Must Be a Martyr Complex

UBBF recently sent me this article on women who fall for jerks. As entertaining and logical as it was, it got me thinking. Yes, I do fall in some of those patterns, yes I like taking care of people, and yes even if there's a glimpse of hope for salvation, I'll hold onto it like a mouse to cheese. I think I'm getting better at recognizing this and shaking it, but it often led to tough love from other friends.

Such as the time Wavy bought this book for me as a joke Christmas gift, in the waning days of the great Boy depression of 2005. Unfortunately it was too soon and when I unwrapped the gift, I gasped and maybe squeaked, not unlike the sound my old dog would make when one of us accidentally stepped on his paw when he tried to run in between our legs.

I never read the book -it was just too painful - but lent it to several other friends for perusal.
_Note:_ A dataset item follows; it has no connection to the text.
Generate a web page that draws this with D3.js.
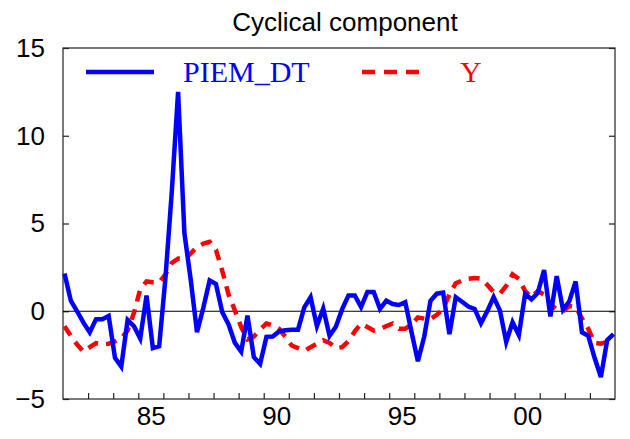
<!DOCTYPE html>
<html>
<head>
<meta charset="utf-8">
<script src="https://cdn.jsdelivr.net/npm/d3@7"></script>
<style>
  html, body { margin: 0; padding: 0; background: #fff; }
  svg { display: block; }
</style>
</head>
<body>
<svg id="chart" width="630" height="439"></svg>
<script>
// ---- Data ----
const startYear = 1982;
const quarters = d3.range(88).map(i => `${startYear + Math.floor(i / 4)}Q${(i % 4) + 1}`);

const piemDT = [
  2.15, 0.6, 0.0, -0.65, -1.2, -0.45, -0.45, -0.27,
  -2.65, -3.15, -0.5, -0.85, -1.55, 0.9, -2.1, -2.0,
  1.9, 6.8, 12.5, 4.45, 1.8, -1.2, 0.2, 1.75,
  1.55, -0.05, -0.75, -1.8, -2.3, -0.25, -2.6, -3.0,
  -1.46, -1.44, -1.15, -1.08, -1.06, -1.05, 0.22, 0.8,
  -0.85, 0.16, -1.4, -0.88, 0.12, 0.9, 0.9, 0.24,
  1.1, 1.1, 0.13, 0.6, 0.41, 0.36, 0.52, -1.2,
  -2.85, -1.45, 0.6, 1.0, 1.06, -1.3, 0.8, 0.54,
  0.27, 0.13, -0.69, 0.01, 0.81, 0.05, -1.75, -0.63,
  -1.36, 1.0, 0.68, 1.05, 2.35, -0.3, 2.0, 0.08,
  0.57, 1.7, -1.2, -1.4, -2.65, -3.75, -1.64, -1.3
];

const yCycle = [
  -0.85, -1.4, -1.9, -2.3, -2.05, -1.82, -1.88, -1.85,
  -1.72, -1.55, -1.1, -0.1, 1.25, 1.7, 1.65, 1.65,
  2.1, 2.75, 3.0, 2.95, 3.3, 3.65, 3.85, 3.95,
  3.5, 2.3, 0.95, 0.05, -0.9, -1.6, -1.45, -1.05,
  -0.7, -0.8, -1.0, -1.45, -1.95, -2.1, -2.25, -2.05,
  -1.85, -1.65, -1.8, -2.1, -2.05, -1.7, -1.15, -0.7,
  -0.9, -1.1, -1.0, -0.85, -0.7, -1.0, -1.0, -0.75,
  -0.35, -0.42, -0.45, -0.2, 0.15, 0.95, 1.6, 1.75,
  1.85, 1.9, 1.85, 1.5, 1.1, 1.0, 1.45, 2.1,
  1.85, 1.15, 0.8, 1.15, 0.95, 0.4, 0.1, 0.0,
  0.3, 0.25, -0.4, -1.0, -1.8, -1.85, -1.75, -1.6
];

const yTicks = [-5, 0, 5, 10, 15];
const yearTicks = d3.range(1983, 2004);
const yearLabels = [1985, 1990, 1995, 2000];
const seriesNames = ["PIEM_DT", "Y"];
const title = "Cyclical component";

// ---- Layout ----
const pLeft = 63, pRight = 615, pTop = 48, pBottom = 399;
const svg = d3.select("#chart");

const x = d3.scalePoint().domain(quarters).range([pLeft + 1.5, pRight - 1.5]);
const xYear = d3.scaleLinear().domain([startYear, 2004]).range([pLeft, pRight]);
const y = d3.scaleLinear().domain([-5, 15]).range([pBottom, pTop]);

// Title
svg.append("text")
  .attr("x", 345).attr("y", 31)
  .attr("text-anchor", "middle")
  .attr("font-family", "Liberation Sans, Arial, sans-serif")
  .attr("font-size", 26)
  .attr("fill", "#000")
  .text(title);

// Frame
svg.append("rect")
  .attr("x", pLeft).attr("y", pTop)
  .attr("width", pRight - pLeft).attr("height", pBottom - pTop)
  .attr("fill", "none").attr("stroke", "#222").attr("stroke-width", 1.2);

// Left axis (ticks inward)
const yAxisL = svg.append("g")
  .attr("transform", `translate(${pLeft},0)`)
  .call(d3.axisLeft(y).tickValues(yTicks).tickSizeInner(-6).tickSizeOuter(0).tickPadding(18).tickFormat(d3.format("d")));
yAxisL.select(".domain").remove();
yAxisL.selectAll("line").attr("stroke", "#222").attr("stroke-width", 1.2);
yAxisL.selectAll("text")
  .attr("font-family", "Liberation Sans, Arial, sans-serif")
  .attr("font-size", 26).attr("fill", "#000");

// Right axis ticks
const yAxisR = svg.append("g")
  .attr("transform", `translate(${pRight},0)`)
  .call(d3.axisRight(y).tickValues(yTicks).tickSizeInner(-6).tickSizeOuter(0).tickFormat(""));
yAxisR.select(".domain").remove();
yAxisR.selectAll("line").attr("stroke", "#222").attr("stroke-width", 1.2);

// Bottom axis: year boundary ticks
const xAxisT = svg.append("g")
  .attr("transform", `translate(0,${pBottom})`)
  .call(d3.axisBottom(xYear).tickValues(yearTicks).tickSizeInner(-6).tickSizeOuter(0).tickFormat(""));
xAxisT.select(".domain").remove();
xAxisT.selectAll("line").attr("stroke", "#222").attr("stroke-width", 1.2);

// Bottom axis labels centred within the year
const xAxisL = svg.append("g")
  .attr("transform", `translate(0,${pBottom})`)
  .call(d3.axisBottom(xYear).tickValues(yearLabels.map(v => v + 0.5)).tickSize(0).tickPadding(8)
    .tickFormat(v => String(Math.floor(v) % 100).padStart(2, "0")));
xAxisL.select(".domain").remove();
xAxisL.selectAll("text")
  .attr("font-family", "Liberation Sans, Arial, sans-serif")
  .attr("font-size", 26).attr("fill", "#000");

// Zero line
svg.append("line")
  .attr("x1", pLeft).attr("x2", pRight)
  .attr("y1", y(0)).attr("y2", y(0))
  .attr("stroke", "#000").attr("stroke-width", 1.2);

// Lines
const line = d3.line().x((d, i) => x(quarters[i])).y(d => y(d));

svg.append("path").datum(yCycle)
  .attr("d", line)
  .attr("fill", "none")
  .attr("stroke", "#ff0000")
  .attr("stroke-width", 4.5)
  .attr("stroke-dasharray", "11,8");

svg.append("path").datum(piemDT)
  .attr("d", line)
  .attr("fill", "none")
  .attr("stroke", "#0000ff")
  .attr("stroke-width", 4.5)
  .attr("stroke-linejoin", "miter");

// Legend
const lg = svg.append("g");
lg.append("line").attr("x1", 86).attr("x2", 154).attr("y1", 72).attr("y2", 72)
  .attr("stroke", "#0000ff").attr("stroke-width", 4.5);
lg.append("text").attr("x", 183).attr("y", 82)
  .attr("font-family", "Liberation Serif, Times New Roman, serif")
  .attr("font-size", 30).attr("fill", "#0000ff").text(seriesNames[0]);
lg.append("line").attr("x1", 362).attr("x2", 420).attr("y1", 72).attr("y2", 72)
  .attr("stroke", "#ff0000").attr("stroke-width", 4.5).attr("stroke-dasharray", "13,9");
lg.append("text").attr("x", 460).attr("y", 82)
  .attr("font-family", "Liberation Serif, Times New Roman, serif")
  .attr("font-size", 30).attr("fill", "#ff0000").text(seriesNames[1]);
</script>
</body>
</html>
It kind of leers at me from the bookshelf, in it's bright obnoxious pink cover. It taunts me and dares me to read it but I'm not sure anymore if it's just a reminder of a bad time in my life or if I'm past being lectured to by some stand-up comedian about common sense. Until I decide what to do with this book and whether I'll ever read it, I moved it to another bookshelf away from my frequent line of sight. And put some cute little toys in front of it.